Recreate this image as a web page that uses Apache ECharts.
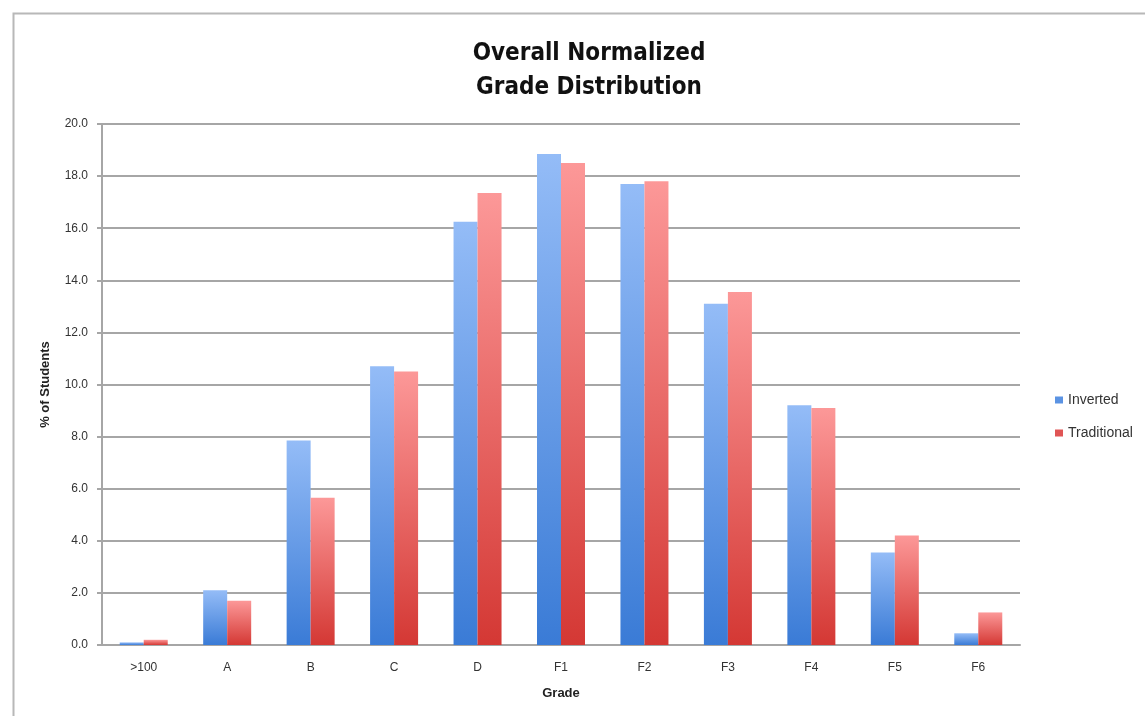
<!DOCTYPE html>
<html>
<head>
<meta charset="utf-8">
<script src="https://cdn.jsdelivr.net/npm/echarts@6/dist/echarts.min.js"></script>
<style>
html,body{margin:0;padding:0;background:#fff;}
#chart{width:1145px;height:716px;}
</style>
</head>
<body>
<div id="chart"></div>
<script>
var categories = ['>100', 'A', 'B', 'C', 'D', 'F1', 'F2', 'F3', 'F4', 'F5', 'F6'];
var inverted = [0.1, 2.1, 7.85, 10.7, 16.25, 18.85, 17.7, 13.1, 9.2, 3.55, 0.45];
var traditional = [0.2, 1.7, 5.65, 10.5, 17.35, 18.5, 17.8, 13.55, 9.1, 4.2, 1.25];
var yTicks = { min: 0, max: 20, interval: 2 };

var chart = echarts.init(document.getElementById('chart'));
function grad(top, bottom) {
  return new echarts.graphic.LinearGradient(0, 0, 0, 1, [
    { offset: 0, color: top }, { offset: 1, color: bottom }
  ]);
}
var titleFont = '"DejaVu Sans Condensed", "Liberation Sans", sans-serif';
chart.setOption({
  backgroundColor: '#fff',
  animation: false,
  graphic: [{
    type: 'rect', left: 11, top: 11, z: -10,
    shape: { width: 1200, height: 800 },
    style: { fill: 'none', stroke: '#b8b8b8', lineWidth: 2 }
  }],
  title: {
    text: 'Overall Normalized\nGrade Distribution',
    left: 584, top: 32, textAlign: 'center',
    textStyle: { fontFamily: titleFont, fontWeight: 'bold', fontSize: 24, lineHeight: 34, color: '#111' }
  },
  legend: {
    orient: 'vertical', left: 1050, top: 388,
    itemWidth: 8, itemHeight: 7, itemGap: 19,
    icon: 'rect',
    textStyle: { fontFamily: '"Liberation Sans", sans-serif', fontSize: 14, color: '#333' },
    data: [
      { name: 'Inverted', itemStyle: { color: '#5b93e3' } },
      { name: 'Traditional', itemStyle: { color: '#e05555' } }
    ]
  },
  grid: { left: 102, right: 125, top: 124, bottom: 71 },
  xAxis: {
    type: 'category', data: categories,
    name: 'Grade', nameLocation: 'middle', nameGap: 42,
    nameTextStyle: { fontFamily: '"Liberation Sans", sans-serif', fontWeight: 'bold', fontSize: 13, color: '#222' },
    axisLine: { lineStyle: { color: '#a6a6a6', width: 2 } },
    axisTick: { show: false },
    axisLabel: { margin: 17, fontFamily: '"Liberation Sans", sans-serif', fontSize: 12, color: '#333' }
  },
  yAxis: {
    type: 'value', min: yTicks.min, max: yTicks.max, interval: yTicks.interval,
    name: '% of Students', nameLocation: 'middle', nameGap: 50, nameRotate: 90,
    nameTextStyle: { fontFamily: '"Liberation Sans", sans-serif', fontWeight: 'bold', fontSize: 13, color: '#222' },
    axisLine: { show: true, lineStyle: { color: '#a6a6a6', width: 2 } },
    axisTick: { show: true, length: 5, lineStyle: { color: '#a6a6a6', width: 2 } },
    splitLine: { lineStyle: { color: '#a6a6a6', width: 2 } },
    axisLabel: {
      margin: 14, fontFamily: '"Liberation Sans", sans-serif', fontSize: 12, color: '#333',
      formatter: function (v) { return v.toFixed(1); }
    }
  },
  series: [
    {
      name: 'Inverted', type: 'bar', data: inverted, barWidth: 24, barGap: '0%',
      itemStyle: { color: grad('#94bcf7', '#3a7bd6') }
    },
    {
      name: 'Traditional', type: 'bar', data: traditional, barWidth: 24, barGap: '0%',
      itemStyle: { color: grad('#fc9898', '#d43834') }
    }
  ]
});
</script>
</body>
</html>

WHAT YOU ARE ASKED TO DO » Return exactly what appears from the opening line of the material through the line with "20, interval: 2", apart from the pictures.

RESPONSE TO THIS TASK »
Recreate this image as a web page that uses Apache ECharts.
<!DOCTYPE html>
<html>
<head>
<meta charset="utf-8">
<script src="https://cdn.jsdelivr.net/npm/echarts@6/dist/echarts.min.js"></script>
<style>
html,body{margin:0;padding:0;background:#fff;}
#chart{width:1145px;height:716px;}
</style>
</head>
<body>
<div id="chart"></div>
<script>
var categories = ['>100', 'A', 'B', 'C', 'D', 'F1', 'F2', 'F3', 'F4', 'F5', 'F6'];
var inverted = [0.1, 2.1, 7.85, 10.7, 16.25, 18.85, 17.7, 13.1, 9.2, 3.55, 0.45];
var traditional = [0.2, 1.7, 5.65, 10.5, 17.35, 18.5, 17.8, 13.55, 9.1, 4.2, 1.25];
var yTicks = { min: 0, max: 20, interval: 2 };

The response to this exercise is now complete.